Records contained in a dataset
[start]

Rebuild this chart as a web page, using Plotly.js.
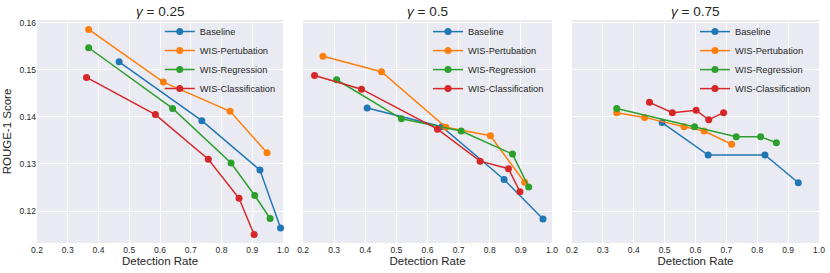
<!DOCTYPE html>
<html>
<head>
<meta charset="utf-8">
<script src="https://cdn.plot.ly/plotly-3.0.1.min.js"></script>
<style>html,body{margin:0;padding:0;background:#fff}#chart{width:830px;height:273px}</style>
</head>
<body>
<div id="chart"></div>
<script>
// ---- data ----
const seriesNames = ["Baseline", "WIS-Pertubation", "WIS-Regression", "WIS-Classification"];
const seriesColors = ["#1f77b4", "#ff7f0e", "#2ca02c", "#d62728"];
const panelTitles = ["<i>γ</i> = 0.25", "<i>γ</i> = 0.5", "<i>γ</i> = 0.75"];

// gamma = 0.25
const g25_baseline_x = [0.467, 0.736, 0.925, 0.992];
const g25_baseline_y = [0.1517, 0.1392, 0.1287, 0.1164];
const g25_pert_x = [0.368, 0.611, 0.828, 0.948];
const g25_pert_y = [0.1586, 0.1474, 0.1412, 0.1324];
const g25_reg_x = [0.368, 0.641, 0.831, 0.908, 0.958];
const g25_reg_y = [0.1547, 0.1418, 0.1302, 0.1233, 0.1184];
const g25_cls_x = [0.361, 0.585, 0.757, 0.857, 0.906];
const g25_cls_y = [0.1484, 0.1405, 0.1310, 0.1227, 0.1150];

// gamma = 0.5
const g50_baseline_x = [0.406, 0.646, 0.846, 0.971];
const g50_baseline_y = [0.1419, 0.1379, 0.1267, 0.1183];
const g50_pert_x = [0.264, 0.452, 0.659, 0.802, 0.912];
const g50_pert_y = [0.1529, 0.1496, 0.1378, 0.1360, 0.1261];
const g50_reg_x = [0.308, 0.516, 0.708, 0.873, 0.925];
const g50_reg_y = [0.1479, 0.1396, 0.1370, 0.1321, 0.1251];
const g50_cls_x = [0.237, 0.388, 0.632, 0.769, 0.860, 0.897];
const g50_cls_y = [0.1488, 0.1459, 0.1374, 0.1306, 0.1290, 0.1241];

// gamma = 0.75
const g75_baseline_x = [0.492, 0.641, 0.825, 0.933];
const g75_baseline_y = [0.1388, 0.1319, 0.1319, 0.1260];
const g75_pert_x = [0.345, 0.435, 0.563, 0.628, 0.717];
const g75_pert_y = [0.1409, 0.1399, 0.1379, 0.1370, 0.1342];
const g75_reg_x = [0.345, 0.597, 0.732, 0.811, 0.862];
const g75_reg_y = [0.1418, 0.1379, 0.1358, 0.1358, 0.1345];
const g75_cls_x = [0.451, 0.525, 0.602, 0.643, 0.691];
const g75_cls_y = [0.1431, 0.1409, 0.1414, 0.1394, 0.1409];

const xTickVals = [0.2, 0.3, 0.4, 0.5, 0.6, 0.7, 0.8, 0.9, 1.0];
const yTickVals = [0.12, 0.13, 0.14, 0.15, 0.16];

const panels = [
  [[g25_baseline_x, g25_baseline_y], [g25_pert_x, g25_pert_y], [g25_reg_x, g25_reg_y], [g25_cls_x, g25_cls_y]],
  [[g50_baseline_x, g50_baseline_y], [g50_pert_x, g50_pert_y], [g50_reg_x, g50_reg_y], [g50_cls_x, g50_cls_y]],
  [[g75_baseline_x, g75_baseline_y], [g75_pert_x, g75_pert_y], [g75_reg_x, g75_reg_y], [g75_cls_x, g75_cls_y]]
];

const FONT = "Liberation Sans, Arial, sans-serif";
const traces = [];
panels.forEach((p, pi) => {
  p.forEach((s, si) => {
    traces.push({
      type: "scatter", mode: "lines+markers",
      x: s[0], y: s[1], name: seriesNames[si],
      xaxis: pi === 0 ? "x" : "x" + (pi + 1),
      yaxis: pi === 0 ? "y" : "y" + (pi + 1),
      legend: pi === 0 ? "legend" : "legend" + (pi + 1),
      line: {color: seriesColors[si], width: 1.5},
      marker: {color: seriesColors[si], size: 7},
      cliponaxis: false
    });
  });
});

const domains = [[0, 0.3146], [0.3402, 0.6586], [0.6841, 1]];
const legendX = [0.157, 0.50, 0.8414];
const layout = {
  width: 830, height: 273,
  margin: {l: 37, r: 11, t: 20, b: 30},
  paper_bgcolor: "#ffffff",
  plot_bgcolor: "#EAEAF2",
  font: {family: FONT, size: 9, color: "#262626"},
  annotations: [],
  showlegend: true
};
domains.forEach((d, i) => {
  const sx = i === 0 ? "" : String(i + 1);
  layout["xaxis" + sx] = {
    domain: d, range: [0.2, 1.0], tickvals: xTickVals, tickformat: ".1f",
    showgrid: true, gridcolor: "#ffffff", gridwidth: 1, zeroline: false,
    showline: false, ticks: "", ticklen: 0, anchor: "y" + sx,
    tickfont: {size: 8.5, color: "#262626"},
    title: {text: "Detection Rate", font: {size: 11.5, color: "#262626"}, standoff: 3}
  };
  layout["yaxis" + sx] = {
    range: [0.1132, 0.1606], tickvals: yTickVals, tickformat: ".2f",
    showgrid: true, gridcolor: "#ffffff", gridwidth: 1, zeroline: false,
    showline: false, ticks: "", anchor: "x" + sx,
    showticklabels: i === 0,
    tickfont: {size: 8.5, color: "#262626"},
    title: i === 0 ? {text: "ROUGE-1 Score", font: {size: 11.5, color: "#262626"}, standoff: 5} : {text: ""}
  };
  layout[i === 0 ? "legend" : "legend" + (i + 1)] = {
    x: legendX[i], y: 1.013, xref: "paper", yref: "paper",
    xanchor: "left", yanchor: "top",
    bgcolor: "rgba(0,0,0,0)", borderwidth: 0,
    font: {size: 9.3, color: "#262626"}, itemwidth: 30
  };
  layout.annotations.push({
    text: panelTitles[i], xref: "paper", yref: "paper",
    x: (d[0] + d[1]) / 2, y: 1, yanchor: "bottom", xanchor: "center",
    showarrow: false, font: {size: 13.5, color: "#262626"}, yshift: -1
  });
});

Plotly.newPlot("chart", traces, layout, {displayModeBar: false, staticPlot: true});
</script>
</body>
</html>
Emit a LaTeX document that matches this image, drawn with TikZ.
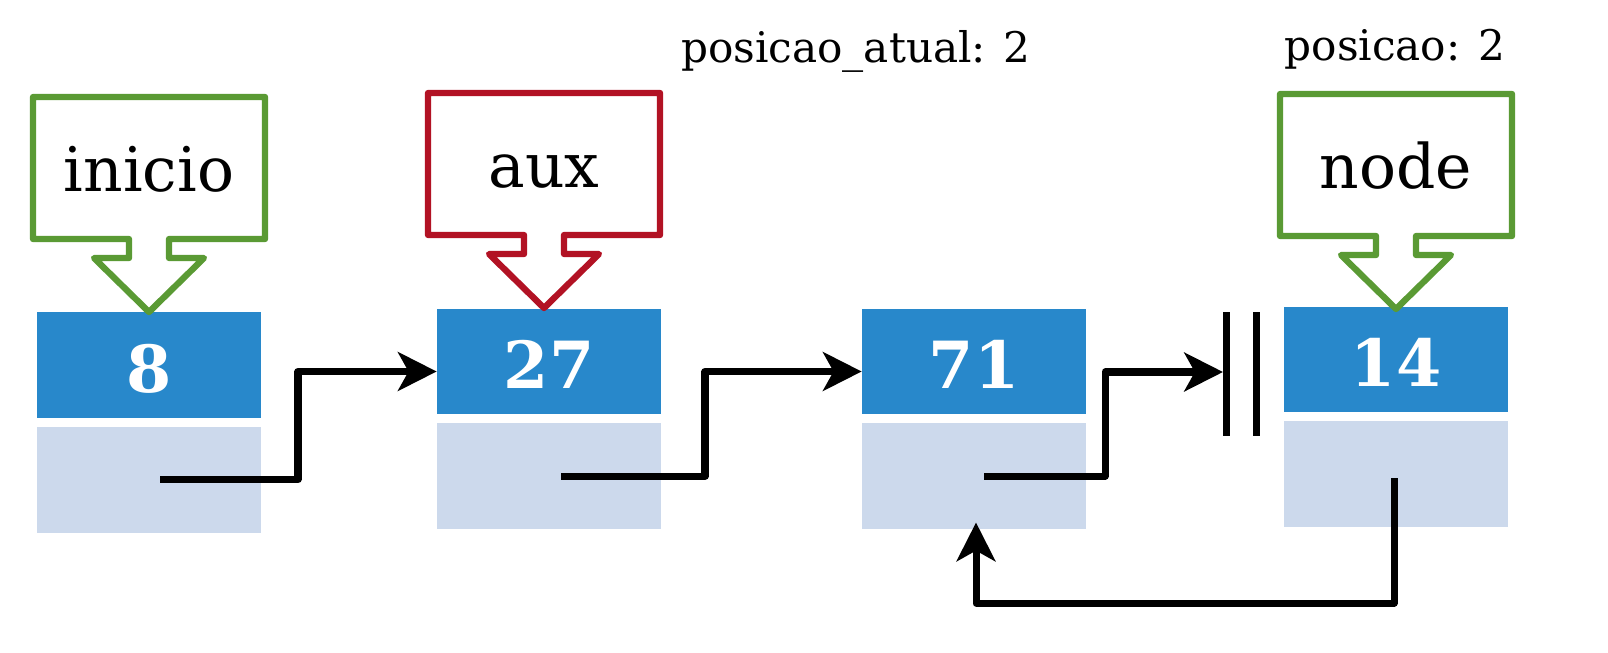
\documentclass[tikz,border=0pt]{standalone}
\usepackage{fontspec}
\setmainfont{DejaVu Serif}
\usetikzlibrary{positioning,calc,arrows.meta}
\definecolor{azul}{RGB}{40,136,203}
\definecolor{azulclaro}{RGB}{204,217,236}
\definecolor{verde}{RGB}{90,154,52}
\definecolor{vermelho}{RGB}{178,18,36}

\begin{document}
\begin{tikzpicture}[x=0.02cm,y=-0.02cm,
    dado/.style={fill=azul,text=white,inner sep=0pt,minimum width=4.48cm,minimum height=2.12cm,
      text height=31pt,text depth=0pt,font=\fontsize{37}{40}\selectfont\bfseries},
    prox/.style={fill=azulclaro,inner sep=0pt,minimum width=4.48cm,minimum height=2.12cm},
    rotulo/.style={inner sep=0pt,minimum width=4.64cm,minimum height=2.84cm,
      text height=27pt,text depth=0pt,font=\fontsize{35}{40}\selectfont},
    caixa/.style={line width=3.6pt,line join=round,fill=white},
    info/.style={font=\fontsize{24}{28}\selectfont},
    seta/.style={-{Stealth[length=22pt,width=22pt,inset=6pt]},line width=4pt,line join=round},
    barra/.style={line width=4pt}]
  \useasboundingbox (0,0) rectangle (1608,652);

  % elementos da lista
  \node[dado] (b1) at (149,365)   {8};
  \node[dado] (b2) at (549,361.5) {27};
  \node[dado] (b3) at (974,361.5) {71};
  \node[dado] (b4) at (1396,359.5){14};
  \foreach \i in {1,...,4}
    \node[prox,below=0.16cm of b\i] (l\i) {};

  % ponteiros
  \foreach \nm/\cor/\px/\py in {inicio/verde/149/168, aux/vermelho/544/164, node/verde/1396/165}{
    \draw[caixa,draw=\cor] (\px-116,\py-71) -- (\px+116,\py-71) -- (\px+116,\py+71)
      -- ++(-96,0) -- ++(0,19) -- ++(35,0) -- ++(-55,54) -- ++(-55,-54) -- ++(35,0)
      -- ++(0,-19) -- (\px-116,\py+71) -- cycle;
    \node[rotulo] (c\nm) at (\px,\py) {\nm};
  }

  \node[info] (posatual) at (856,51)  {posicao\_atual: 2};
  \node[info] (pos)      at (1395,49) {posicao: 2};

  % ligacoes
  \draw[seta] ($(l1.center)+(11,0)$) -- ++(138,0) |- ($(b2.west)+(0,10)$);
  \draw[seta] ($(l2.center)+(12,0)$) -- ++(144,0) |- ($(b3.west)+(0,10)$);
  \coordinate (fim) at (1223,372);
  \draw[seta] ($(l3.center)+(10,0)$) -- ++(121,0) |- (fim);
  \draw[barra] (1226,312) -- (1226,436);
  \draw[barra] (1256,312) -- (1256,436);
  \draw[seta] ($(l4.center)+(-2,4)$) -- ++(0,125) -| ($(l3.south)+(2,-7)$);
\end{tikzpicture}
\end{document}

[end]

Problem to solve: Only the lines starting at the line with "Emit a LaTeX" and ending at the line with "of b\i] (l\i)" should be printed again, exactly and with both ends kept; omit the pictures.

Solution for this problem:
Emit a LaTeX document that matches this image, drawn with TikZ.
\documentclass[tikz,border=0pt]{standalone}
\usepackage{fontspec}
\setmainfont{DejaVu Serif}
\usetikzlibrary{positioning,calc,arrows.meta}
\definecolor{azul}{RGB}{40,136,203}
\definecolor{azulclaro}{RGB}{204,217,236}
\definecolor{verde}{RGB}{90,154,52}
\definecolor{vermelho}{RGB}{178,18,36}

\begin{document}
\begin{tikzpicture}[x=0.02cm,y=-0.02cm,
    dado/.style={fill=azul,text=white,inner sep=0pt,minimum width=4.48cm,minimum height=2.12cm,
      text height=31pt,text depth=0pt,font=\fontsize{37}{40}\selectfont\bfseries},
    prox/.style={fill=azulclaro,inner sep=0pt,minimum width=4.48cm,minimum height=2.12cm},
    rotulo/.style={inner sep=0pt,minimum width=4.64cm,minimum height=2.84cm,
      text height=27pt,text depth=0pt,font=\fontsize{35}{40}\selectfont},
    caixa/.style={line width=3.6pt,line join=round,fill=white},
    info/.style={font=\fontsize{24}{28}\selectfont},
    seta/.style={-{Stealth[length=22pt,width=22pt,inset=6pt]},line width=4pt,line join=round},
    barra/.style={line width=4pt}]
  \useasboundingbox (0,0) rectangle (1608,652);

  % elementos da lista
  \node[dado] (b1) at (149,365)   {8};
  \node[dado] (b2) at (549,361.5) {27};
  \node[dado] (b3) at (974,361.5) {71};
  \node[dado] (b4) at (1396,359.5){14};
  \foreach \i in {1,...,4}
    \node[prox,below=0.16cm of b\i] (l\i) {};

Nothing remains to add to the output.